El proceso de adaptación fue tan difícil al inicio que en su primer año en la casa hogar estuvo en 3 preescolares distintos en los que agredió a otros niños con su bolso o lonchera. Así que no fue sino hasta los 7 años cuando inició su proceso de escolaridad y pasados los 12 cuando comenzó a vivir algunas experiencias en los entornos familiares —también prestados— de sus cuidadores.

Su psicopedagoga Marisel Arias habla de él con los ojos aguarapados y deja salir una lágrima cuando advierte que no hay un destino seguro para él.

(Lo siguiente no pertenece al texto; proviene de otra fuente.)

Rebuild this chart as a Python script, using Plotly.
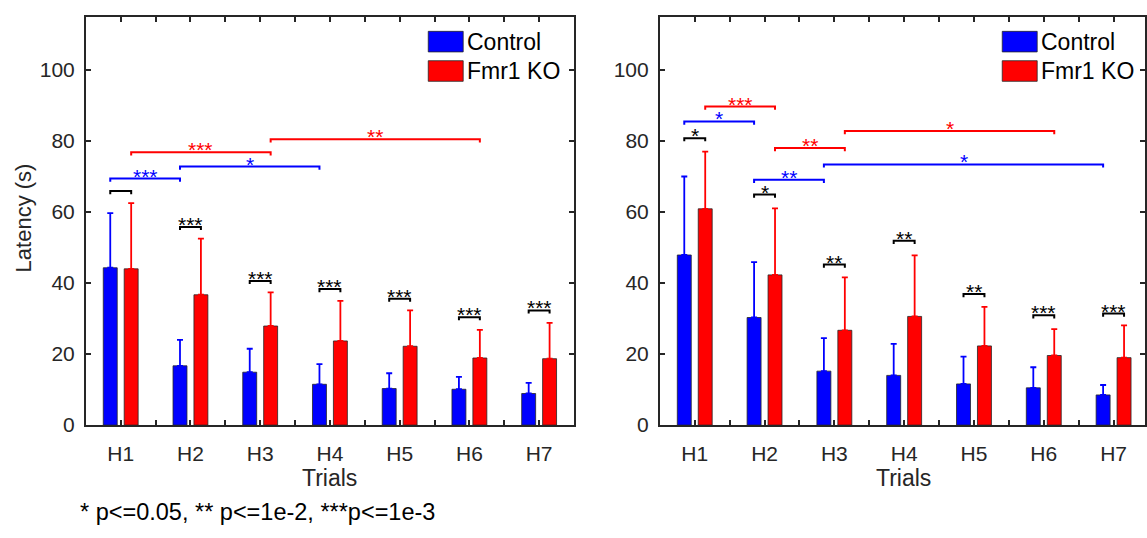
import plotly.graph_objects as go

# ---------------- data ----------------
categories = ['H1', 'H2', 'H3', 'H4', 'H5', 'H6', 'H7']
series_names = ['Control', 'Fmr1 KO']

ctrl_left = [44.3, 16.7, 14.9, 11.5, 10.3, 10.1, 8.9]
ctrl_left_err = [15.4, 7.3, 6.6, 5.7, 4.3, 3.5, 3.0]
ko_left = [44.0, 36.7, 27.9, 23.7, 22.2, 18.9, 18.7]
ko_left_err = [18.5, 15.8, 9.5, 11.3, 10.1, 7.9, 10.1]

ctrl_right = [47.9, 30.3, 15.2, 14.0, 11.6, 10.5, 8.5]
ctrl_right_err = [22.1, 15.6, 9.3, 8.9, 7.7, 5.8, 2.8]
ko_right = [60.9, 42.3, 26.7, 30.6, 22.3, 19.6, 19.0]
ko_right_err = [16.1, 18.7, 14.9, 17.2, 11.0, 7.4, 9.1]

# significance brackets: (group1, series1, group2, series2, level, stars)
sig_left = [
    (0, 0, 0, 1, 65.9, ''),
    (0, 0, 1, 0, 69.4, '***'),
    (0, 1, 2, 1, 76.8, '***'),
    (1, 0, 3, 0, 72.8, '*'),
    (2, 1, 5, 1, 80.5, '**'),
    (1, 0, 1, 1, 55.8, '***'),
    (2, 0, 2, 1, 40.6, '***'),
    (3, 0, 3, 1, 38.3, '***'),
    (4, 0, 4, 1, 35.6, '***'),
    (5, 0, 5, 1, 30.4, '***'),
    (6, 0, 6, 1, 32.3, '***'),
]
sig_right = [
    (0, 0, 0, 1, 80.8, '*'),
    (0, 0, 1, 0, 85.5, '*'),
    (0, 1, 1, 1, 89.7, '***'),
    (1, 0, 1, 1, 64.9, '*'),
    (1, 0, 2, 0, 69.1, '**'),
    (1, 1, 2, 1, 78.0, '**'),
    (2, 1, 5, 1, 82.8, '*'),
    (2, 0, 6, 0, 73.4, '*'),
    (2, 0, 2, 1, 45.2, '**'),
    (3, 0, 3, 1, 51.9, '**'),
    (4, 0, 4, 1, 36.9, '**'),
    (5, 0, 5, 1, 30.9, '***'),
    (6, 0, 6, 1, 31.4, '***'),
]

footnote = '* p<=0.05, ** p<=1e-2, ***p<=1e-3'

# ---------------- style ----------------
W, H = 1147, 538
BLUE = '#0000FF'
RED = '#FF0000'
AX = '#262626'
FONT = 'Liberation Sans, Arial, sans-serif'
series_colors = [BLUE, RED]
bracket_colors = {(0, 0): BLUE, (1, 1): RED}
BAR_W = 0.2
OFFS = [-0.25, 0.05]


def px(x):
    return x / W


def py(y):
    return 1 - y / H


fig = go.Figure()

panels = [
    dict(xa='x', ya='y', data=[(ctrl_left, ctrl_left_err), (ko_left, ko_left_err)], sig=sig_left,
         left=86, right=575),
    dict(xa='x2', ya='y2', data=[(ctrl_right, ctrl_right_err), (ko_right, ko_right_err)], sig=sig_right,
         left=661, right=1150),
]

xpos = list(range(1, len(categories) + 1))
annotations = []
shapes = []

for p in panels:
    for s, (vals, errs) in enumerate(p['data']):
        fig.add_trace(go.Bar(
            x=xpos, y=vals, width=BAR_W, offset=OFFS[s],
            marker=dict(color=series_colors[s], line=dict(color=AX, width=0.8)),
            error_y=dict(type='data', array=errs, arrayminus=[0] * len(errs), symmetric=False,
                         color=series_colors[s], thickness=1.8, width=3),
            name=series_names[s], showlegend=False, hoverinfo='skip',
            xaxis=p['xa'], yaxis=p['ya'],
        ))
    for (g1, s1, g2, s2, lvl, stars) in p['sig']:
        x1 = g1 + 1 + OFFS[s1] + BAR_W / 2
        x2 = g2 + 1 + OFFS[s2] + BAR_W / 2
        col = bracket_colors.get((s1, s2), 'black') if g1 != g2 else 'black'
        fig.add_trace(go.Scatter(
            x=[x1, x1, x2, x2], y=[lvl - 0.9, lvl, lvl, lvl - 0.9], mode='lines',
            line=dict(color=col, width=2), showlegend=False, hoverinfo='skip',
            xaxis=p['xa'], yaxis=p['ya'],
        ))
        if stars:
            annotations.append(dict(
                x=(x1 + x2) / 2, y=lvl, xref=p['xa'], yref=p['ya'], text=stars,
                showarrow=False, xanchor='center', yanchor='bottom', yshift=-11,
                font=dict(family=FONT, size=21, color=col),
            ))
    # legend (manual)
    lx = p['left'] + 343
    for s, (y0, y1) in enumerate([(32, 53), (62, 83)]):
        shapes.append(dict(type='rect', xref='paper', yref='paper',
                           x0=px(lx), x1=px(lx + 35), y0=py(y1), y1=py(y0),
                           fillcolor=series_colors[s], line=dict(color=AX, width=0.8)))
        annotations.append(dict(x=px(lx + 37), y=py((y0 + y1) / 2), xref='paper', yref='paper',
                                text=series_names[s], showarrow=False, xanchor='left', yanchor='middle',
                                font=dict(family=FONT, size=23, color='black')))
    # x title
    annotations.append(dict(x=px((p['left'] + p['right']) / 2), y=py(488), xref='paper', yref='paper',
                            text='Trials', showarrow=False, xanchor='center', yanchor='middle',
                            font=dict(family=FONT, size=23, color=AX)))

annotations.append(dict(x=px(24), y=py(222), xref='paper', yref='paper', text='Latency (s)',
                        textangle=-90, showarrow=False, xanchor='center', yanchor='middle',
                        font=dict(family=FONT, size=22, color=AX)))
annotations.append(dict(x=px(78), y=py(523), xref='paper', yref='paper', text=footnote,
                        showarrow=False, xanchor='left', yanchor='middle',
                        font=dict(family=FONT, size=23.5, color='black')))

tickvals_x = [v / 2 for v in range(2, 2 * len(categories) + 1)]
ticktext_x = []
for v in tickvals_x:
    ticktext_x.append(categories[int(v) - 1] if v == int(v) else '')

common_x = dict(showline=True, mirror='ticks', linecolor=AX, linewidth=1.8, ticks='inside',
                ticklen=5, tickwidth=1.5, tickcolor=AX, showgrid=False, zeroline=False,
                tickvals=tickvals_x, ticktext=ticktext_x, ticklabelstandoff=9,
                tickfont=dict(family=FONT, size=21, color=AX))
common_y = dict(showline=True, mirror='ticks', linecolor=AX, linewidth=1.8, ticks='inside',
                ticklen=5, tickwidth=1.5, tickcolor=AX, showgrid=False, zeroline=False,
                range=[0, 115], tickvals=[0, 20, 40, 60, 80, 100], ticklabelstandoff=5,
                tickfont=dict(family=FONT, size=21, color=AX))
ydom = [(H - 434) / H, (H - 17) / H]

fig.update_layout(
    width=W, height=H, margin=dict(l=0, r=0, t=0, b=0),
    paper_bgcolor='white', plot_bgcolor='white', barmode='overlay', showlegend=False,
    xaxis=dict(common_x, domain=[px(86), px(575)], range=[0.5, 7.5], anchor='y'),
    yaxis=dict(common_y, domain=ydom, anchor='x'),
    xaxis2=dict(common_x, domain=[px(661), 1.0], range=[0.5, 7.45], anchor='y2'),
    yaxis2=dict(common_y, domain=ydom, anchor='x2'),
    annotations=annotations, shapes=shapes,
)

fig.write_html('out.html')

—Aunque yo sé que Toña no lo dejará solo, es casi un milagro que en este país alguien quiera adoptar a un niño especial —dice la maestra—. Si dependiera del Estado, Daniel se quedaría en la calle.

Su afirmación es tan real como el hecho de que en 12 años ni una sola familia se ha interesado realmente en ofrecer un hogar al niño grande que, aunque cuenta 16 años de vida, no suma más de 6 cognitivamente.

Su mente es la de un niño pequeño que se entusiasma cuando aprende un nuevo acorde en el cuatro, una nueva nota en la flauta o cuando dibuja un personaje de Dragón Ball, su comiquita favorita, y le queda bien.

Daniel se refugia en la música, en el arte y los colores. Allí está su hogar, el único que es suyo y no prestado. El único al que no necesita agradarle o ganarse, uno que solo lo hace más inocente y más feliz. Cuando Daniel toca un instrumento, deja de estar abandonado. Las notas lo mecen y lo acogen aunque alrededor solo haya indolencia.

 

*El nombre del adolescente y de las personas encargadas de su cuidado se cambiaron para proteger su identidad.

Lusi quiere ir a casa

La niña, de siete años, de cabellos tan enrollados como tornillitos color azabache y una brillante sonrisa sueña con ser veterinaria. Pero ahora su anhelo más grande es reencontrarse con su mamá y tres de sus hermanos, de los que fue separada hace años.